One morning my son, then aged about 8, looked out of the window and said there was a stag in our garden. I looked out and realised it was towing it's entrails. It had jumped our gate - the type with spikes on top - and had obviously not jumped high enough to clear it. Obviously we couldn't leave the poor thing to die in agony and if we'd rung the red deer commission to report it, it would have sufered longer so we called our neighbour who had a shotgun. There was enough meat on our half to half fill our freezer. My ex buried the skin in the front garden every day and every evening our dogs dug it up again.
We sold antlers from on the hillside in our workshop so ex decided that a full set, mounted on a shield, would be worth a bob or two. To speak up decomposition, he buried the head, just leaving the antlers above ground. He tied a sack over one and put an upturned bucket over the other.
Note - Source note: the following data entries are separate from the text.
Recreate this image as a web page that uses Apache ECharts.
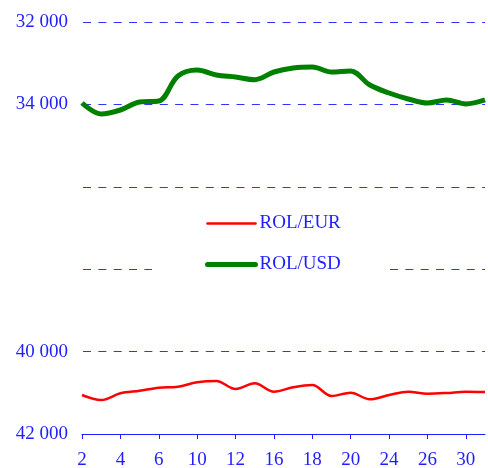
<!DOCTYPE html>
<html>
<head>
<meta charset="utf-8">
<script src="https://cdn.jsdelivr.net/npm/echarts@6/dist/echarts.min.js"></script>
<style>html,body{margin:0;padding:0;background:#fff}#c{width:488px;height:468px}</style>
</head>
<body>
<div id="c"></div>
<script>
var days = ['2','3','4','5','6','9','10','11','12','13','16','17','18','19','20','23','24','25','26','27','30','31'];
var rolEur = [41053,41175,41013,40949,40876,40852,40745,40714,40908,40769,40973,40866,40811,41078,40997,41158,41053,40973,41022,41005,40973,40981];
var rolUsd = [33966,34233,34136,33942,33917,33310,33165,33286,33335,33400,33214,33117,33092,33214,33190,33529,33723,33868,33966,33893,33990,33893];
var yHiddenLabels = [36000, 38000];

var blue = '#1e1eff';
var font = 'Liberation Serif';
var chart = echarts.init(document.getElementById('c'));
chart.setOption({
  animation: false,
  backgroundColor: '#fff',
  grid: {left: 82, right: 3, top: 22, bottom: 34, outerBoundsMode: 'none', containLabel: false},
  legend: {
    orient: 'vertical',
    left: 152, top: 196,
    padding: [18, 46, 12, 53],
    backgroundColor: '#fff',
    itemWidth: 48, itemHeight: 14, itemGap: 22,
    itemStyle: {opacity: 0},
    lineStyle: {width: 'inherit', cap: 'round'},
    textStyle: {color: blue, fontFamily: font, fontSize: 19, padding: [0, 0, 0, -1]},
    data: ['ROL/EUR', 'ROL/USD']
  },
  xAxis: {
    type: 'category', data: days, boundaryGap: false,
    axisLine: {lineStyle: {color: blue, width: 1}},
    axisTick: {interval: 1, length: 5, lineStyle: {color: blue}},
    axisLabel: {interval: 1, color: blue, fontFamily: font, fontSize: 19, margin: 17}
  },
  yAxis: {
    type: 'value', inverse: true, min: 32000, max: 42000, interval: 2000,
    axisLine: {show: false}, axisTick: {show: false},
    axisLabel: {color: blue, fontFamily: font, fontSize: 19, margin: 14,
      formatter: function (v) { return yHiddenLabels.indexOf(v) >= 0 ? '' : String(v).replace(/(\d{2})(\d{3})$/, '$1 $2'); }},
    splitLine: {lineStyle: {color: '#3333ff', width: 1, type: [8, 7.35], dashOffset: -1}}
  },
  series: [
    {name: 'ROL/EUR', type: 'line', data: rolEur, smooth: 0.35, symbol: 'none',
     lineStyle: {color: '#ff0000', width: 2.5}, itemStyle: {color: '#ff0000'}},
    {name: 'ROL/USD', type: 'line', data: rolUsd, smooth: 0.35, symbol: 'none',
     lineStyle: {color: '#008000', width: 5}, itemStyle: {color: '#008000'}}
  ]
});
</script>
</body>
</html>
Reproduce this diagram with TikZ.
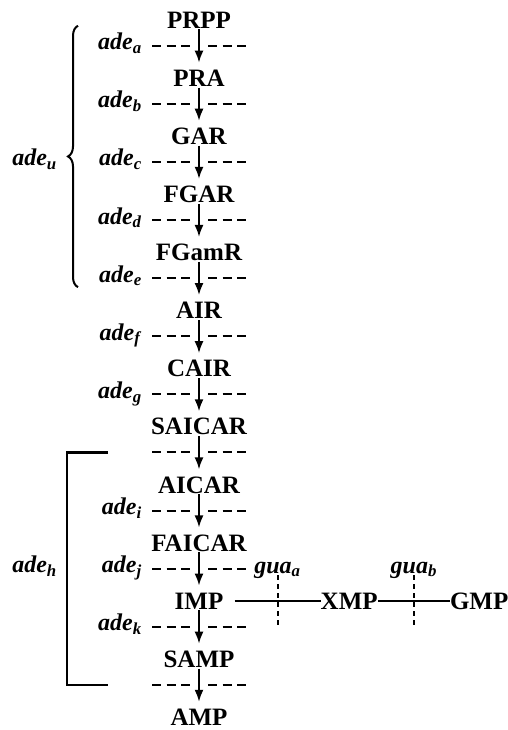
\documentclass[tikz,border=0pt]{standalone}
\usepackage{fontspec}
\setmainfont{Liberation Serif}
\usetikzlibrary{arrows.meta,positioning,calc,decorations.pathreplacing}

\newcommand{\gn}[2]{\textit{#1}\textsubscript{\textit{#2}}}

\begin{document}
\begin{tikzpicture}[
    m/.style={inner sep=0pt,text height=16.5pt,text depth=0pt,font=\fontsize{25}{30}\selectfont\bfseries},
    gene/.style={inner sep=0pt,anchor=base east,font=\fontsize{24}{30}\selectfont\bfseries},
    flow/.style={-{Latex[length=12pt,width=9pt]},line width=1.8pt,shorten <=1pt,shorten >=7pt},
    cut/.style={line width=2pt,dash pattern=on 9pt off 5.5pt},
    link/.style={line width=1.8pt},
    node distance=41.2pt
  ]
  \useasboundingbox (0,0) rectangle (508pt,-730pt);

  % main chain
  \node[m] (prpp) at (199pt,-20pt) {PRPP};
  \node[m,below=of prpp] (pra) {PRA};
  \node[m,below=of pra] (gar) {GAR};
  \node[m,below=of gar] (fgar) {FGAR};
  \node[m,below=of fgar] (fgamr) {FGamR};
  \node[m,below=of fgamr] (air) {AIR};
  \node[m,below=of air] (cair) {CAIR};
  \node[m,below=of cair] (saicar) {SAICAR};
  \node[m,below=of saicar] (aicar) {AICAR};
  \node[m,below=of aicar] (faicar) {FAICAR};
  \node[m,below=of faicar] (imp) {IMP};
  \node[m,below=of imp] (samp) {SAMP};
  \node[m,below=of samp] (amp) {AMP};
  \node[m,right=97pt of imp] (xmp) {XMP};
  \node[m,right=72pt of xmp] (gmp) {GMP};

  \draw[flow] (prpp) -- coordinate[pos=0.42] (c1) (pra);
  \draw[flow] (pra) -- coordinate[pos=0.42] (c2) (gar);
  \draw[flow] (gar) -- coordinate[pos=0.42] (c3) (fgar);
  \draw[flow] (fgar) -- coordinate[pos=0.42] (c4) (fgamr);
  \draw[flow] (fgamr) -- coordinate[pos=0.42] (c5) (air);
  \draw[flow] (air) -- coordinate[pos=0.42] (c6) (cair);
  \draw[flow] (cair) -- coordinate[pos=0.42] (c7) (saicar);
  \draw[flow] (saicar) -- coordinate[pos=0.42] (c8) (aicar);
  \draw[flow] (aicar) -- coordinate[pos=0.42] (c9) (faicar);
  \draw[flow] (faicar) -- coordinate[pos=0.42] (c10) (imp);
  \draw[flow] (imp) -- coordinate[pos=0.42] (c11) (samp);
  \draw[flow] (samp) -- coordinate[pos=0.42] (c12) (amp);

  % blocked steps
  \foreach \i in {1,...,12}
    \draw[cut] ([xshift=-47pt]c\i) -- ([xshift=-9pt]c\i)
               ([xshift=9pt]c\i) -- ([xshift=47pt]c\i);

  \node[gene] (la) at ([xshift=-57pt,yshift=-4pt]c1) {\gn{ade}{a}};
  \node[gene] (lb) at ([xshift=-57pt,yshift=-4pt]c2) {\gn{ade}{b}};
  \node[gene] (lc) at ([xshift=-57pt,yshift=-4pt]c3) {\gn{ade}{c}};
  \node[gene] (ld) at ([xshift=-57pt,yshift=-4pt]c4) {\gn{ade}{d}};
  \node[gene] (le) at ([xshift=-57pt,yshift=-4pt]c5) {\gn{ade}{e}};
  \node[gene] (lf) at ([xshift=-57pt,yshift=-4pt]c6) {\gn{ade}{f}};
  \node[gene] (lg) at ([xshift=-57pt,yshift=-4pt]c7) {\gn{ade}{g}};
  \node[gene] (li) at ([xshift=-57pt,yshift=-4pt]c9) {\gn{ade}{i}};
  \node[gene] (lj) at ([xshift=-57pt,yshift=-4pt]c10) {\gn{ade}{j}};
  \node[gene] (lk) at ([xshift=-57pt,yshift=-4pt]c11) {\gn{ade}{k}};

  % gua branch
  \draw[link] ([xshift=11pt]imp.east) -- coordinate[midway] (ga) (xmp);
  \draw[link] (xmp) -- coordinate[midway] (gb) (gmp);
  \draw[cut,dash pattern=on 5pt off 4pt] ([yshift=26pt]ga) -- ([yshift=-27pt]ga);
  \draw[cut,dash pattern=on 5pt off 4pt] ([yshift=26pt]gb) -- ([yshift=-27pt]gb);
  \node[gene,anchor=base] (gua) at ([yshift=28pt]ga) {\gn{gua}{a}};
  \node[gene,anchor=base] (gub) at ([yshift=28pt]gb) {\gn{gua}{b}};

  % groups
  \draw[link,line width=2pt,decorate,decoration={brace,amplitude=10pt}]
    ([xshift=-121pt,yshift=-9pt]c5) -- ([xshift=-121pt,yshift=20pt]c1);
  \node[gene] (adeu) at ($(c1)!0.5!(c5)+(-142pt,-4pt)$) {\gn{ade}{u}};
  \draw[link,line width=2.2pt] ([xshift=-91pt]c8) -| ([xshift=-132pt]c12) -- ([xshift=-91pt]c12);
  \node[gene] (adeh) at ($(c8)!0.5!(c12)+(-142pt,-4pt)$) {\gn{ade}{h}};
\end{tikzpicture}
\end{document}
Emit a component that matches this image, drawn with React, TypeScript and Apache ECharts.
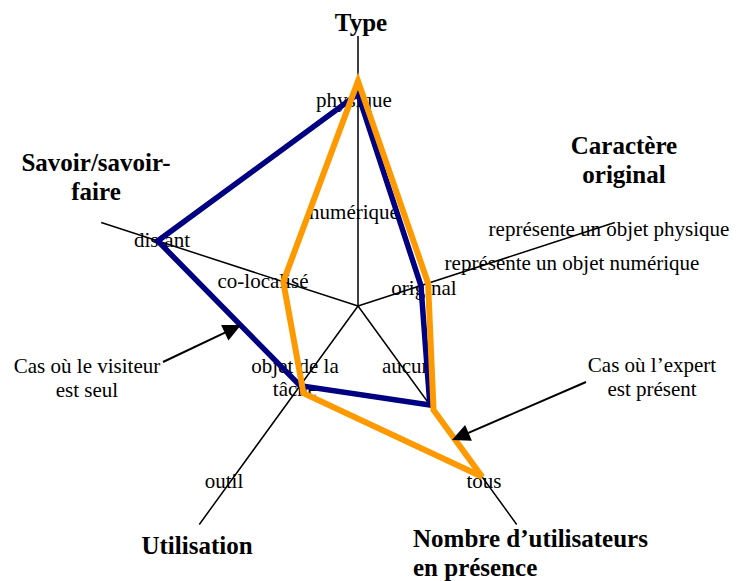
import React, { useEffect, useRef } from "react";
import * as echarts from "echarts";

// Axes (clockwise from the top), angle of each spoke in degrees
const axisNames = [
  "Type",
  "Caractère\noriginal",
  "Nombre d’utilisateurs\nen présence",
  "Utilisation",
  "Savoir/savoir-\nfaire",
];
const axisAngles = [0, 72, 144, 216, 288];

// Level labels along each axis
const levelLabels = [
  ["physique", "numérique"],
  ["représente un objet physique", "représente un objet numérique", "original"],
  ["tous", "aucun"],
  ["outil", "objet de la\ntâche"],
  ["distant", "co-localisé"],
];

// Series: "Cas où le visiteur est seul" (navy)
const visitorAngles = [0, 288, 216, 144, 72];
const visitorRadii = [0.785, 0.78, 0.365, 0.453, 0.245];

// Series: "Cas où l’expert est présent" (orange)
const expertAngles = [0, 288, 212, 144, 144, 72];
const expertRadii = [0.833, 0.291, 0.381, 0.782, 0.476, 0.273];

const annotations = ["Cas où le visiteur\nest seul", "Cas où l’expert\nest présent"];

// ---- layout (pixels) ----
const namePos: [number, number, string][] = [
  [361, 22, "center"],
  [624, 160, "center"],
  [413, 553, "left"],
  [197, 545, "center"],
  [96, 177, "center"],
];
const levelPos: [number, number][][] = [
  [[354, 100], [354, 212]],
  [[609, 229], [572, 263], [424, 288]],
  [[484, 481], [407, 366]],
  [[224, 481], [295, 377]],
  [[162, 240], [263, 281]],
];
const annotationPos: [number, number][] = [[87, 378], [652, 377]];
const arrows = [
  { from: [163, 362], to: [241, 325] },
  { from: [586, 382], to: [452, 440] },
];

const FONT = '"Liberation Serif", "Times New Roman", serif';

function closePath(angles: number[], radii: number[]) {
  const pts = radii.map((r, i) => [r, angles[i]]);
  return [...pts, pts[0], pts[1]];
}

export default function App() {
  const ref = useRef<HTMLDivElement>(null);
  useEffect(() => {
    if (!ref.current) return;
    const chart = echarts.init(ref.current, undefined, { renderer: "svg" });

    const graphics: any[] = [];
    axisNames.forEach((n, i) => {
      const [x, y, align] = namePos[i];
      graphics.push({
        type: "text",
        x,
        y,
        z: 0,
        style: {
          text: n,
          fontFamily: FONT,
          fontWeight: "bold",
          fontSize: 25,
          lineHeight: 29,
          fill: "#000",
          align,
          verticalAlign: "middle",
        },
      });
    });
    levelLabels.forEach((arr, i) => {
      arr.forEach((t, j) => {
        const [x, y] = levelPos[i][j];
        graphics.push({
          type: "text",
          x,
          y,
          z: 0,
          style: {
            text: t,
            fontFamily: FONT,
            fontSize: 21,
            lineHeight: 23,
            fill: "#000",
            align: "center",
            verticalAlign: "middle",
          },
        });
      });
    });
    annotations.forEach((t, i) => {
      const [x, y] = annotationPos[i];
      graphics.push({
        type: "text",
        x,
        y,
        z: 0,
        style: {
          text: t,
          fontFamily: FONT,
          fontSize: 21,
          lineHeight: 24,
          fill: "#000",
          align: "center",
          verticalAlign: "middle",
        },
      });
    });
    arrows.forEach((a) => {
      const [x1, y1] = a.from;
      const [x2, y2] = a.to;
      const len = Math.hypot(x2 - x1, y2 - y1);
      const ux = (x2 - x1) / len;
      const uy = (y2 - y1) / len;
      const hl = 18;
      const hw = 8.5;
      const bx = x2 - ux * hl;
      const by = y2 - uy * hl;
      graphics.push({
        type: "line",
        z: 5,
        shape: { x1, y1, x2: bx + ux * 2, y2: by + uy * 2 },
        style: { stroke: "#000", lineWidth: 2 },
      });
      graphics.push({
        type: "polygon",
        z: 5,
        shape: {
          points: [
            [x2, y2],
            [bx - uy * hw, by + ux * hw],
            [bx + uy * hw, by - ux * hw],
          ],
        },
        style: { fill: "#000" },
      });
    });

    chart.setOption({
      animation: false,
      backgroundColor: "#fff",
      polar: { center: [358, 306], radius: 270 },
      angleAxis: {
        type: "value",
        min: 0,
        max: 360,
        interval: 72,
        startAngle: 90,
        clockwise: true,
        z: 1,
        axisLine: { show: false },
        axisTick: { show: false },
        axisLabel: { show: false },
        splitLine: { show: true, lineStyle: { color: "#000", width: 1.5 } },
      },
      radiusAxis: {
        type: "value",
        min: 0,
        max: 1,
        axisLine: { show: false },
        axisTick: { show: false },
        axisLabel: { show: false },
        splitLine: { show: false },
      },
      graphic: graphics,
      series: [
        {
          name: "Cas où le visiteur est seul",
          type: "line",
          coordinateSystem: "polar",
          symbol: "none",
          z: 2,
          lineStyle: { color: "#000080", width: 5.5, join: "miter", miterLimit: 10 },
          data: closePath(visitorAngles, visitorRadii),
        },
        {
          name: "Cas où l’expert est présent",
          type: "line",
          coordinateSystem: "polar",
          symbol: "none",
          z: 3,
          lineStyle: { color: "#FF9900", width: 6, join: "miter", miterLimit: 10 },
          data: closePath(expertAngles, expertRadii),
        },
      ],
    });
    return () => chart.dispose();
  }, []);
  return (
    <div
      ref={ref}
      style={{ position: "absolute", left: 0, top: 0, width: 741, height: 581, background: "#fff" }}
    />
  );
}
Every week or so he checked on it and one day announced happily that it was almost ready to finish off. the next morning he was furious to discover that one of the dogs had knocked the bucket off and gnawed one antler.
Those dogs risked life and limb frequently. Often when out he would pick up road kill rabbits if he knew they were fresh. One day he got home having picked up a large one just down the road. We were very hard up and free meat meant we ate meat. He came in the house furious burt laughing as well. It was his own fault for forgetting the dogs were in the back of the car when he threw it in. They had a lovely feast.